— Start Given information —

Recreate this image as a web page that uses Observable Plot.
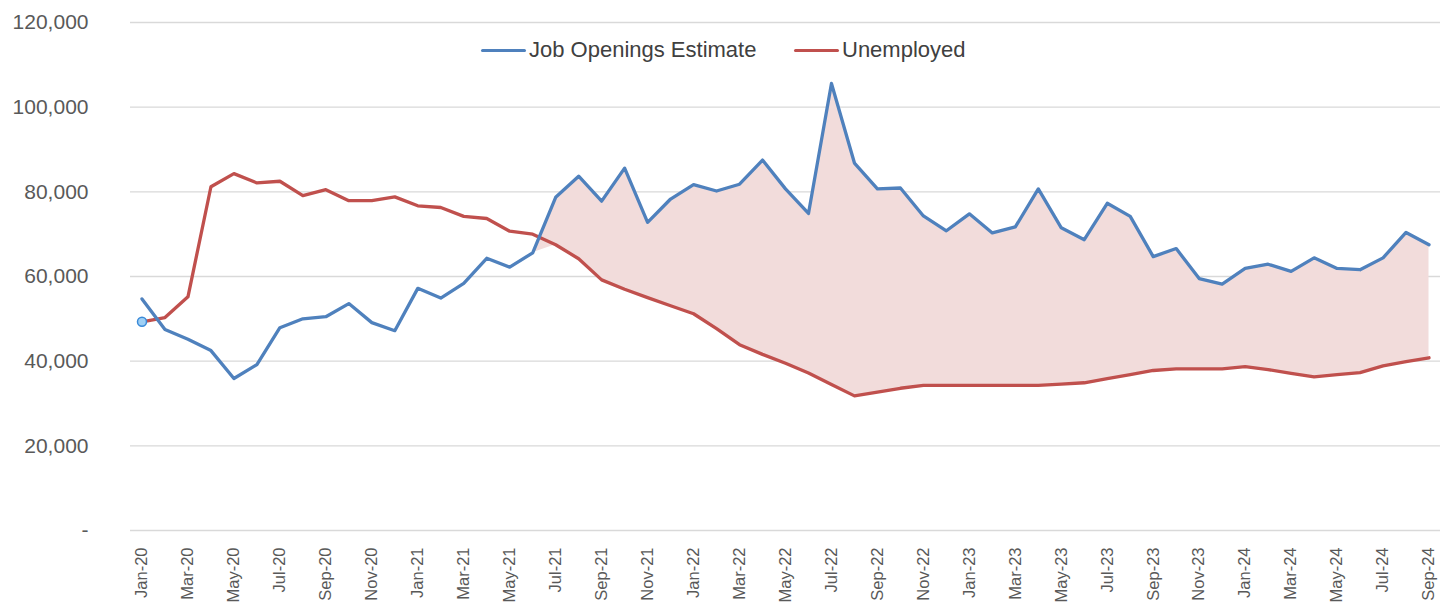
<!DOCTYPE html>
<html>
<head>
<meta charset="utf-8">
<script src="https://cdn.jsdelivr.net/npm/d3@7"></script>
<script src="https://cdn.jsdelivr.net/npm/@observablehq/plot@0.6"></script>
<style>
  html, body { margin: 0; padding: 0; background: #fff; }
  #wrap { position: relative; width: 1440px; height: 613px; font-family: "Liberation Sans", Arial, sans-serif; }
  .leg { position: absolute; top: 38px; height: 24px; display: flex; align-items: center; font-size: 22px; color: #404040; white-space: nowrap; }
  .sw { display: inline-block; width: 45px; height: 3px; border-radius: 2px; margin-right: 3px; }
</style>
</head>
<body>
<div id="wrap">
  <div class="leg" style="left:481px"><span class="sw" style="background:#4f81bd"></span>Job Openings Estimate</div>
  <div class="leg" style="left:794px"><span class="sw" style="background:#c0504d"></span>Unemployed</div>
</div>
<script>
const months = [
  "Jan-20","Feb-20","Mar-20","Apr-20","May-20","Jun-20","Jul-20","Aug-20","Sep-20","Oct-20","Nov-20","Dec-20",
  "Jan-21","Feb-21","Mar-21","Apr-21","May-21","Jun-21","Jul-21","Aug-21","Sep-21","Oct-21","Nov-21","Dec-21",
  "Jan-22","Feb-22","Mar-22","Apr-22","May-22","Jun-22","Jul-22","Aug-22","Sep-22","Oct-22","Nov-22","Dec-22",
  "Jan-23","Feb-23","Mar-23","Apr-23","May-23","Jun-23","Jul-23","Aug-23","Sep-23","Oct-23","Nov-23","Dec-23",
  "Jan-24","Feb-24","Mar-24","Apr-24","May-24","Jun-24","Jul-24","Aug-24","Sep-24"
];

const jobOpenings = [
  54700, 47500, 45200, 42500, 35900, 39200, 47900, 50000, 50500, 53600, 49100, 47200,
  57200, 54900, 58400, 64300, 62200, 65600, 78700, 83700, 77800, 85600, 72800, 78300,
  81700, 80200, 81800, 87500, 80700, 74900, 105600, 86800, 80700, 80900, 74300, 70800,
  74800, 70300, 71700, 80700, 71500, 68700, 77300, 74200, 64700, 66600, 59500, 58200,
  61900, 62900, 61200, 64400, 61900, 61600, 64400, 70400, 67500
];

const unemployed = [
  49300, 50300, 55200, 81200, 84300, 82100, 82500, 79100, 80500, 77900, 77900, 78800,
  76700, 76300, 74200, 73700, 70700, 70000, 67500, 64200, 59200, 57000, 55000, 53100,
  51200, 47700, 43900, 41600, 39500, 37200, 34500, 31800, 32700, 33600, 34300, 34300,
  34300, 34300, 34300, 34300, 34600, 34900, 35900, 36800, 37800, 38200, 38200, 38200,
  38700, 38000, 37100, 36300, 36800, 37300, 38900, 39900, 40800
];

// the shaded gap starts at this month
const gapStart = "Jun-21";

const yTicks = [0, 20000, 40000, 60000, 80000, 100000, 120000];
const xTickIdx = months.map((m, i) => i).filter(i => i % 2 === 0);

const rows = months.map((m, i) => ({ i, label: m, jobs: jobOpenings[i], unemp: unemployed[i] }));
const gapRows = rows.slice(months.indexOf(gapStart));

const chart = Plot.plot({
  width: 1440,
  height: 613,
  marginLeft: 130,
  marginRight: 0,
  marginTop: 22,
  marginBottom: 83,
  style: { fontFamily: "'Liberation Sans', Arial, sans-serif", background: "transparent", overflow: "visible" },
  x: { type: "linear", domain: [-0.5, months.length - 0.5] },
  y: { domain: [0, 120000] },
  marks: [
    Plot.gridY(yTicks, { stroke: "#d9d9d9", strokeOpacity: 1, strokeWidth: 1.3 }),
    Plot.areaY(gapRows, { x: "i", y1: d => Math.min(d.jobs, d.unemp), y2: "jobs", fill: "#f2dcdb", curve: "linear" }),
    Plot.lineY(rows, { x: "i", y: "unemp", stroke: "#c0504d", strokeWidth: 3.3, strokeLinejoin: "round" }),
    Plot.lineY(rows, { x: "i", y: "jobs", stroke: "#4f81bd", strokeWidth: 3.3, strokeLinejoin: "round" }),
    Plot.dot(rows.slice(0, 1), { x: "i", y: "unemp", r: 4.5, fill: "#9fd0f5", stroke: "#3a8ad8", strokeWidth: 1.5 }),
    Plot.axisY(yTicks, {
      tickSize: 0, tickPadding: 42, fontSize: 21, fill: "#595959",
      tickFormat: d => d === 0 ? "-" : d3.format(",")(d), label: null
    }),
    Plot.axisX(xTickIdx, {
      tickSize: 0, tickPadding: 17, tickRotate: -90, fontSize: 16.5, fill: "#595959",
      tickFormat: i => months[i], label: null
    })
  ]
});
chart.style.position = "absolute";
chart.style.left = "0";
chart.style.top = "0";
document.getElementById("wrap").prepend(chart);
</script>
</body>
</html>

— End Given information —

Transcribe the whole listing, character for character, but not its images.

Recreate this image as a web page that uses Observable Plot.
<!DOCTYPE html>
<html>
<head>
<meta charset="utf-8">
<script src="https://cdn.jsdelivr.net/npm/d3@7"></script>
<script src="https://cdn.jsdelivr.net/npm/@observablehq/plot@0.6"></script>
<style>
  html, body { margin: 0; padding: 0; background: #fff; }
  #wrap { position: relative; width: 1440px; height: 613px; font-family: "Liberation Sans", Arial, sans-serif; }
  .leg { position: absolute; top: 38px; height: 24px; display: flex; align-items: center; font-size: 22px; color: #404040; white-space: nowrap; }
  .sw { display: inline-block; width: 45px; height: 3px; border-radius: 2px; margin-right: 3px; }
</style>
</head>
<body>
<div id="wrap">
  <div class="leg" style="left:481px"><span class="sw" style="background:#4f81bd"></span>Job Openings Estimate</div>
  <div class="leg" style="left:794px"><span class="sw" style="background:#c0504d"></span>Unemployed</div>
</div>
<script>
const months = [
  "Jan-20","Feb-20","Mar-20","Apr-20","May-20","Jun-20","Jul-20","Aug-20","Sep-20","Oct-20","Nov-20","Dec-20",
  "Jan-21","Feb-21","Mar-21","Apr-21","May-21","Jun-21","Jul-21","Aug-21","Sep-21","Oct-21","Nov-21","Dec-21",
  "Jan-22","Feb-22","Mar-22","Apr-22","May-22","Jun-22","Jul-22","Aug-22","Sep-22","Oct-22","Nov-22","Dec-22",
  "Jan-23","Feb-23","Mar-23","Apr-23","May-23","Jun-23","Jul-23","Aug-23","Sep-23","Oct-23","Nov-23","Dec-23",
  "Jan-24","Feb-24","Mar-24","Apr-24","May-24","Jun-24","Jul-24","Aug-24","Sep-24"
];

const jobOpenings = [
  54700, 47500, 45200, 42500, 35900, 39200, 47900, 50000, 50500, 53600, 49100, 47200,
  57200, 54900, 58400, 64300, 62200, 65600, 78700, 83700, 77800, 85600, 72800, 78300,
  81700, 80200, 81800, 87500, 80700, 74900, 105600, 86800, 80700, 80900, 74300, 70800,
  74800, 70300, 71700, 80700, 71500, 68700, 77300, 74200, 64700, 66600, 59500, 58200,
  61900, 62900, 61200, 64400, 61900, 61600, 64400, 70400, 67500
];

const unemployed = [
  49300, 50300, 55200, 81200, 84300, 82100, 82500, 79100, 80500, 77900, 77900, 78800,
  76700, 76300, 74200, 73700, 70700, 70000, 67500, 64200, 59200, 57000, 55000, 53100,
  51200, 47700, 43900, 41600, 39500, 37200, 34500, 31800, 32700, 33600, 34300, 34300,
  34300, 34300, 34300, 34300, 34600, 34900, 35900, 36800, 37800, 38200, 38200, 38200,
  38700, 38000, 37100, 36300, 36800, 37300, 38900, 39900, 40800
];

// the shaded gap starts at this month
const gapStart = "Jun-21";

const yTicks = [0, 20000, 40000, 60000, 80000, 100000, 120000];
const xTickIdx = months.map((m, i) => i).filter(i => i % 2 === 0);

const rows = months.map((m, i) => ({ i, label: m, jobs: jobOpenings[i], unemp: unemployed[i] }));
const gapRows = rows.slice(months.indexOf(gapStart));

const chart = Plot.plot({
  width: 1440,
  height: 613,
  marginLeft: 130,
  marginRight: 0,
  marginTop: 22,
  marginBottom: 83,
  style: { fontFamily: "'Liberation Sans', Arial, sans-serif", background: "transparent", overflow: "visible" },
  x: { type: "linear", domain: [-0.5, months.length - 0.5] },
  y: { domain: [0, 120000] },
  marks: [
    Plot.gridY(yTicks, { stroke: "#d9d9d9", strokeOpacity: 1, strokeWidth: 1.3 }),
    Plot.areaY(gapRows, { x: "i", y1: d => Math.min(d.jobs, d.unemp), y2: "jobs", fill: "#f2dcdb", curve: "linear" }),
    Plot.lineY(rows, { x: "i", y: "unemp", stroke: "#c0504d", strokeWidth: 3.3, strokeLinejoin: "round" }),
    Plot.lineY(rows, { x: "i", y: "jobs", stroke: "#4f81bd", strokeWidth: 3.3, strokeLinejoin: "round" }),
    Plot.dot(rows.slice(0, 1), { x: "i", y: "unemp", r: 4.5, fill: "#9fd0f5", stroke: "#3a8ad8", strokeWidth: 1.5 }),
    Plot.axisY(yTicks, {
      tickSize: 0, tickPadding: 42, fontSize: 21, fill: "#595959",
      tickFormat: d => d === 0 ? "-" : d3.format(",")(d), label: null
    }),
    Plot.axisX(xTickIdx, {
      tickSize: 0, tickPadding: 17, tickRotate: -90, fontSize: 16.5, fill: "#595959",
      tickFormat: i => months[i], label: null
    })
  ]
});
chart.style.position = "absolute";
chart.style.left = "0";
chart.style.top = "0";
document.getElementById("wrap").prepend(chart);
</script>
</body>
</html>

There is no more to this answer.